Das, a high-profile, 42-year-old comedian who has released several specials on Netflix, was savaged on social media and quickly issued a clarification. On Wednesday, angry citizens filed two cases against him with the police in Mumbai, where he is based, and in New Delhi.

“I don’t mind if he makes mockery of Indian politicians, but he made a mockery of India, which is my country, my pride. He hurt the sentiments of India,” said Ashutosh Dubey, a lawyer for the ruling Bharatiya Janata Party (BJP) who filed a defamation case in Mumbai in a personal capacity.

“If an Indian goes outside the country, I want him to show the positive side,” Dubey said. “He must apologize to India.”

As the controversy mounted this week, Das’s “two Indias” line became a meme embraced by many of the BJP’s opponents to vent about the ruling party’s shortcomings. But the sides of the debate weren’t neatly split along political lines. Abhishek Singhvi, a member of the upper house of Parliament and a former spokesman for the left-leaning Congress Party, weighed in to compare Das to people who portrayed colonial-era India to an international audience as a country full of snake charmers and bandits.

“Vilifying the nation as a whole in front of the world is just not done!” Singhvi thundered on Twitter.

Uproar over India’s portrayal abroad is nothing new in a vast and proud country that has long been keenly aware of its international image. But the unexpectedly heated reaction this week to Das’s monologue dismayed performers, who said it pointed to more than prickly nationalism. They said it showed that the space for political speech is shrinking in the world’s most populous democracy.

“The problem is when you start using the force of law as a sledgehammer,” said Akash Banerjee, a political satirist and founder of the popular Deshbhakt, or Patriot, YouTube channel. “The lines of freedom of expression are constantly being shifted. You can’t talk about this; you can’t mock that.”

Earlier this year, Munawar Faruqui, a Muslim stand-up comic, was jailed for more than a month over a joke about Hindu gods that he had practiced in rehearsal but did not tell onstage. Recently, several of Faruqui shows were canceled in Mumbai after Hindu right-wing groups threatened the organizers.

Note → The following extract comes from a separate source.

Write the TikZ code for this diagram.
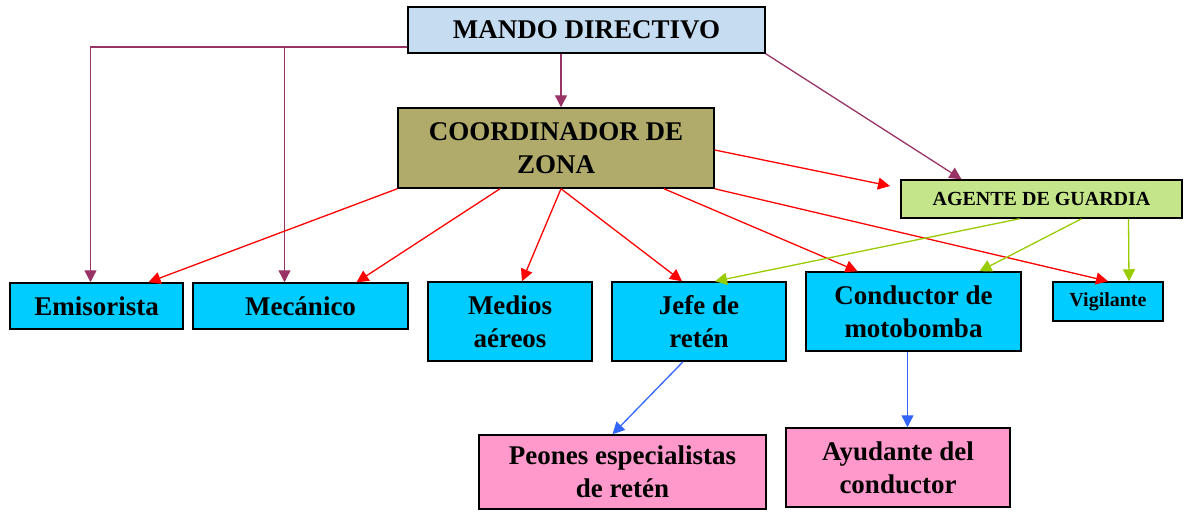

Das’s video erupted into a source of controversy this week shortly after the U.S. State Department changed its travel advisory for India and cautioned travelers on its website that “Indian authorities report rape is one of the fastest growing crimes in the country.” Americans were also warned to avoid the India-Pakistan border.

Banerjee, the satirist, said outrage surrounding Das was not necessarily about “what he said, but where he said it.”

“He has gone and spilled the beans at Kennedy Center,” Banerjee said.

This week, Das, who is in New York on his “Manic Man” tour, released a clarification saying his performance was satire. “Any nation has light and dark, good and evil within it,” he said. “None of this is secret.”

He pointed out that he ended his show in Washington by appealing to the crowd to cheer for his country.

In the Friday monologue leading up to the finale, Das largely avoided direct attacks on India’s political leaders even though he dinged them for not wearing masks in public. Speaking in the cadence of a slam poet, he remarked that India’s Hindus and Muslims and other religious minorities seemed only to be united in their struggles with high gasoline prices.

“I leave you tonight, and I go back to India,” he said. “Which India will I go back to? Both of them. Which India am I proud of? One of them.”

Finally, he asked members of the audience to cheer for the India that they believed in, and “make some noise for the India you want to live in.”

Then he put the mic down and walked offstage to a standing ovation.